▸ INFORMATION SUPPLIED
------------------------------
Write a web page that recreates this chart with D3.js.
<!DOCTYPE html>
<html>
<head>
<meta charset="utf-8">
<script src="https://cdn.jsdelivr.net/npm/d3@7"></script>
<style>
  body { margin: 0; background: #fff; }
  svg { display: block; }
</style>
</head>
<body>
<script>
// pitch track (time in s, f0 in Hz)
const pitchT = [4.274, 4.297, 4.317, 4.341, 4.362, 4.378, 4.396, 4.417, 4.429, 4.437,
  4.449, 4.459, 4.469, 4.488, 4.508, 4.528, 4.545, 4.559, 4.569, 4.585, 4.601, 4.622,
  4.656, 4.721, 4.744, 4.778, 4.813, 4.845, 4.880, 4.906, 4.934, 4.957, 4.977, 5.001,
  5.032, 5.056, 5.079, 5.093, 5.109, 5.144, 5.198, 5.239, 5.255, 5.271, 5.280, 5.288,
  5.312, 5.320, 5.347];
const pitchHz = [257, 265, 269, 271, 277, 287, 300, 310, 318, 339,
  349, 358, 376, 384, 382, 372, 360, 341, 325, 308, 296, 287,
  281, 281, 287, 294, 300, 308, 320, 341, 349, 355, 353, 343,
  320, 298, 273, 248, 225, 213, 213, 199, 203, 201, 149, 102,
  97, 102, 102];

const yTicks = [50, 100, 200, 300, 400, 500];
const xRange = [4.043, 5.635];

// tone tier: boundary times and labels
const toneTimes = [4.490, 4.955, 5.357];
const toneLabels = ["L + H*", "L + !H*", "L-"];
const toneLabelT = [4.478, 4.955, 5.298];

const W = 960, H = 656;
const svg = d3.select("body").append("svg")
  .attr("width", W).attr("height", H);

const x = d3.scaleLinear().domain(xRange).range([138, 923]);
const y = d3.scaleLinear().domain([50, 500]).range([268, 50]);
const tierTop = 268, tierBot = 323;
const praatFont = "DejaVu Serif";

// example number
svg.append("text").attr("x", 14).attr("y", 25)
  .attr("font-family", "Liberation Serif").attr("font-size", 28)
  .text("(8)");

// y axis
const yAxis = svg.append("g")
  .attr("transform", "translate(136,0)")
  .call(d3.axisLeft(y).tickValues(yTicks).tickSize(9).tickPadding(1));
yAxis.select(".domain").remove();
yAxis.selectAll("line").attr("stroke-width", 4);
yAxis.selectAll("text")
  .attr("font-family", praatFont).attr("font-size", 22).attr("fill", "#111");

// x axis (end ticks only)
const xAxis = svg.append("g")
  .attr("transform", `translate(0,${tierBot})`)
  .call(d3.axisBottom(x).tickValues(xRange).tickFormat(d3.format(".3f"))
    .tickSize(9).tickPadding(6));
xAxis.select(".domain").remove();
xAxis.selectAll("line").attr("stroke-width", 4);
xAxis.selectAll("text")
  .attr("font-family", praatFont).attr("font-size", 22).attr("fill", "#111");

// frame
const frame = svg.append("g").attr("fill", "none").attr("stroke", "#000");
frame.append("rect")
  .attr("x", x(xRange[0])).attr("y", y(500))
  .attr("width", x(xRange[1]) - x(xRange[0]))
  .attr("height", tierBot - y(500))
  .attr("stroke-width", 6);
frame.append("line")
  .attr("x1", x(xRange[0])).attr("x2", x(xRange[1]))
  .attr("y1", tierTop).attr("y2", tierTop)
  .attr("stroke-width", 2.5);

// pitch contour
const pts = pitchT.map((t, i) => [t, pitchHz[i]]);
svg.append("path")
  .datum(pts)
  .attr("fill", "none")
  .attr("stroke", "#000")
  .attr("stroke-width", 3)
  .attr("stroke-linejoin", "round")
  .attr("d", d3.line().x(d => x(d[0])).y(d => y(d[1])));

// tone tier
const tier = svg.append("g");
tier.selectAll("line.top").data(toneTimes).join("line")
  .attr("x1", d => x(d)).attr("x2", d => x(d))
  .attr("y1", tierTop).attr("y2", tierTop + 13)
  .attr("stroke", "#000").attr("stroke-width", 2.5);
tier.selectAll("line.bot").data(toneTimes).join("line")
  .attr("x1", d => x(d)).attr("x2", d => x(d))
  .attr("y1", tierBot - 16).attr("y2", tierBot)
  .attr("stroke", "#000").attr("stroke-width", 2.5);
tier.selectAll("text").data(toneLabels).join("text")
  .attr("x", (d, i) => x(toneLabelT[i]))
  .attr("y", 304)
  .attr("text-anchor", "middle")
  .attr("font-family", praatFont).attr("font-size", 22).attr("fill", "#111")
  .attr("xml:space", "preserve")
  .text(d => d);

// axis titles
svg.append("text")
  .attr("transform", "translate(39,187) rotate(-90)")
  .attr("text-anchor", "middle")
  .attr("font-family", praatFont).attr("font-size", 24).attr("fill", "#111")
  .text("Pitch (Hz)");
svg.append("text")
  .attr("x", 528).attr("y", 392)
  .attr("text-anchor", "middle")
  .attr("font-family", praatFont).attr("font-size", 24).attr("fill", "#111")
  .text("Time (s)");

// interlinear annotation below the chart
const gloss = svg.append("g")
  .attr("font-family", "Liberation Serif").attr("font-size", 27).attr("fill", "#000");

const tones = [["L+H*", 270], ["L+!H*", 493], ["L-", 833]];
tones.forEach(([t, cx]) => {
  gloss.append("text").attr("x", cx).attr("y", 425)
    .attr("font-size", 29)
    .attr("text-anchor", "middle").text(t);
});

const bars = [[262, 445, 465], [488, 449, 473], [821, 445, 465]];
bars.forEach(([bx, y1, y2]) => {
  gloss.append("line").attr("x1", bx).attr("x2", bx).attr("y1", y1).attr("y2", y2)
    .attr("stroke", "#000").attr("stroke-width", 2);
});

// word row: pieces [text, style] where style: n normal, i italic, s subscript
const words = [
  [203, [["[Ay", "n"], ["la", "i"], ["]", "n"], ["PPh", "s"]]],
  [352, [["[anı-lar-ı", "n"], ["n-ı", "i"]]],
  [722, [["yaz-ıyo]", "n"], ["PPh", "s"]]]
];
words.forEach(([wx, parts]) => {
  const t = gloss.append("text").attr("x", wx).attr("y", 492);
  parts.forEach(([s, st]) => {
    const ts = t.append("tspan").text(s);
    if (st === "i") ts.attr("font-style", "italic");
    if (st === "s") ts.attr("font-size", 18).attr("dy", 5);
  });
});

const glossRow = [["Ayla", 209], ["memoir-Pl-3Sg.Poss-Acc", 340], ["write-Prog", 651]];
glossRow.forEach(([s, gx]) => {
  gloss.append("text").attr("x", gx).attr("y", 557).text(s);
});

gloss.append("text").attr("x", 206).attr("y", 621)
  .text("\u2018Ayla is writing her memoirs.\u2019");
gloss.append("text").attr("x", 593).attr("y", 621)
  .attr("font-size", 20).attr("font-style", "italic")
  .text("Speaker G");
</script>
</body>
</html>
------------------------------
▸ THE TASK
Take the lines above and retype all of them exactly.

▸ COMPLETE RESPONSE
Write a web page that recreates this chart with D3.js.
<!DOCTYPE html>
<html>
<head>
<meta charset="utf-8">
<script src="https://cdn.jsdelivr.net/npm/d3@7"></script>
<style>
  body { margin: 0; background: #fff; }
  svg { display: block; }
</style>
</head>
<body>
<script>
// pitch track (time in s, f0 in Hz)
const pitchT = [4.274, 4.297, 4.317, 4.341, 4.362, 4.378, 4.396, 4.417, 4.429, 4.437,
  4.449, 4.459, 4.469, 4.488, 4.508, 4.528, 4.545, 4.559, 4.569, 4.585, 4.601, 4.622,
  4.656, 4.721, 4.744, 4.778, 4.813, 4.845, 4.880, 4.906, 4.934, 4.957, 4.977, 5.001,
  5.032, 5.056, 5.079, 5.093, 5.109, 5.144, 5.198, 5.239, 5.255, 5.271, 5.280, 5.288,
  5.312, 5.320, 5.347];
const pitchHz = [257, 265, 269, 271, 277, 287, 300, 310, 318, 339,
  349, 358, 376, 384, 382, 372, 360, 341, 325, 308, 296, 287,
  281, 281, 287, 294, 300, 308, 320, 341, 349, 355, 353, 343,
  320, 298, 273, 248, 225, 213, 213, 199, 203, 201, 149, 102,
  97, 102, 102];

const yTicks = [50, 100, 200, 300, 400, 500];
const xRange = [4.043, 5.635];

// tone tier: boundary times and labels
const toneTimes = [4.490, 4.955, 5.357];
const toneLabels = ["L + H*", "L + !H*", "L-"];
const toneLabelT = [4.478, 4.955, 5.298];

const W = 960, H = 656;
const svg = d3.select("body").append("svg")
  .attr("width", W).attr("height", H);

const x = d3.scaleLinear().domain(xRange).range([138, 923]);
const y = d3.scaleLinear().domain([50, 500]).range([268, 50]);
const tierTop = 268, tierBot = 323;
const praatFont = "DejaVu Serif";

// example number
svg.append("text").attr("x", 14).attr("y", 25)
  .attr("font-family", "Liberation Serif").attr("font-size", 28)
  .text("(8)");

// y axis
const yAxis = svg.append("g")
  .attr("transform", "translate(136,0)")
  .call(d3.axisLeft(y).tickValues(yTicks).tickSize(9).tickPadding(1));
yAxis.select(".domain").remove();
yAxis.selectAll("line").attr("stroke-width", 4);
yAxis.selectAll("text")
  .attr("font-family", praatFont).attr("font-size", 22).attr("fill", "#111");

// x axis (end ticks only)
const xAxis = svg.append("g")
  .attr("transform", `translate(0,${tierBot})`)
  .call(d3.axisBottom(x).tickValues(xRange).tickFormat(d3.format(".3f"))
    .tickSize(9).tickPadding(6));
xAxis.select(".domain").remove();
xAxis.selectAll("line").attr("stroke-width", 4);
xAxis.selectAll("text")
  .attr("font-family", praatFont).attr("font-size", 22).attr("fill", "#111");

// frame
const frame = svg.append("g").attr("fill", "none").attr("stroke", "#000");
frame.append("rect")
  .attr("x", x(xRange[0])).attr("y", y(500))
  .attr("width", x(xRange[1]) - x(xRange[0]))
  .attr("height", tierBot - y(500))
  .attr("stroke-width", 6);
frame.append("line")
  .attr("x1", x(xRange[0])).attr("x2", x(xRange[1]))
  .attr("y1", tierTop).attr("y2", tierTop)
  .attr("stroke-width", 2.5);

// pitch contour
const pts = pitchT.map((t, i) => [t, pitchHz[i]]);
svg.append("path")
  .datum(pts)
  .attr("fill", "none")
  .attr("stroke", "#000")
  .attr("stroke-width", 3)
  .attr("stroke-linejoin", "round")
  .attr("d", d3.line().x(d => x(d[0])).y(d => y(d[1])));

// tone tier
const tier = svg.append("g");
tier.selectAll("line.top").data(toneTimes).join("line")
  .attr("x1", d => x(d)).attr("x2", d => x(d))
  .attr("y1", tierTop).attr("y2", tierTop + 13)
  .attr("stroke", "#000").attr("stroke-width", 2.5);
tier.selectAll("line.bot").data(toneTimes).join("line")
  .attr("x1", d => x(d)).attr("x2", d => x(d))
  .attr("y1", tierBot - 16).attr("y2", tierBot)
  .attr("stroke", "#000").attr("stroke-width", 2.5);
tier.selectAll("text").data(toneLabels).join("text")
  .attr("x", (d, i) => x(toneLabelT[i]))
  .attr("y", 304)
  .attr("text-anchor", "middle")
  .attr("font-family", praatFont).attr("font-size", 22).attr("fill", "#111")
  .attr("xml:space", "preserve")
  .text(d => d);

// axis titles
svg.append("text")
  .attr("transform", "translate(39,187) rotate(-90)")
  .attr("text-anchor", "middle")
  .attr("font-family", praatFont).attr("font-size", 24).attr("fill", "#111")
  .text("Pitch (Hz)");
svg.append("text")
  .attr("x", 528).attr("y", 392)
  .attr("text-anchor", "middle")
  .attr("font-family", praatFont).attr("font-size", 24).attr("fill", "#111")
  .text("Time (s)");

// interlinear annotation below the chart
const gloss = svg.append("g")
  .attr("font-family", "Liberation Serif").attr("font-size", 27).attr("fill", "#000");

const tones = [["L+H*", 270], ["L+!H*", 493], ["L-", 833]];
tones.forEach(([t, cx]) => {
  gloss.append("text").attr("x", cx).attr("y", 425)
    .attr("font-size", 29)
    .attr("text-anchor", "middle").text(t);
});

const bars = [[262, 445, 465], [488, 449, 473], [821, 445, 465]];
bars.forEach(([bx, y1, y2]) => {
  gloss.append("line").attr("x1", bx).attr("x2", bx).attr("y1", y1).attr("y2", y2)
    .attr("stroke", "#000").attr("stroke-width", 2);
});

// word row: pieces [text, style] where style: n normal, i italic, s subscript
const words = [
  [203, [["[Ay", "n"], ["la", "i"], ["]", "n"], ["PPh", "s"]]],
  [352, [["[anı-lar-ı", "n"], ["n-ı", "i"]]],
  [722, [["yaz-ıyo]", "n"], ["PPh", "s"]]]
];
words.forEach(([wx, parts]) => {
  const t = gloss.append("text").attr("x", wx).attr("y", 492);
  parts.forEach(([s, st]) => {
    const ts = t.append("tspan").text(s);
    if (st === "i") ts.attr("font-style", "italic");
    if (st === "s") ts.attr("font-size", 18).attr("dy", 5);
  });
});

const glossRow = [["Ayla", 209], ["memoir-Pl-3Sg.Poss-Acc", 340], ["write-Prog", 651]];
glossRow.forEach(([s, gx]) => {
  gloss.append("text").attr("x", gx).attr("y", 557).text(s);
});

gloss.append("text").attr("x", 206).attr("y", 621)
  .text("\u2018Ayla is writing her memoirs.\u2019");
gloss.append("text").attr("x", 593).attr("y", 621)
  .attr("font-size", 20).attr("font-style", "italic")
  .text("Speaker G");
</script>
</body>
</html>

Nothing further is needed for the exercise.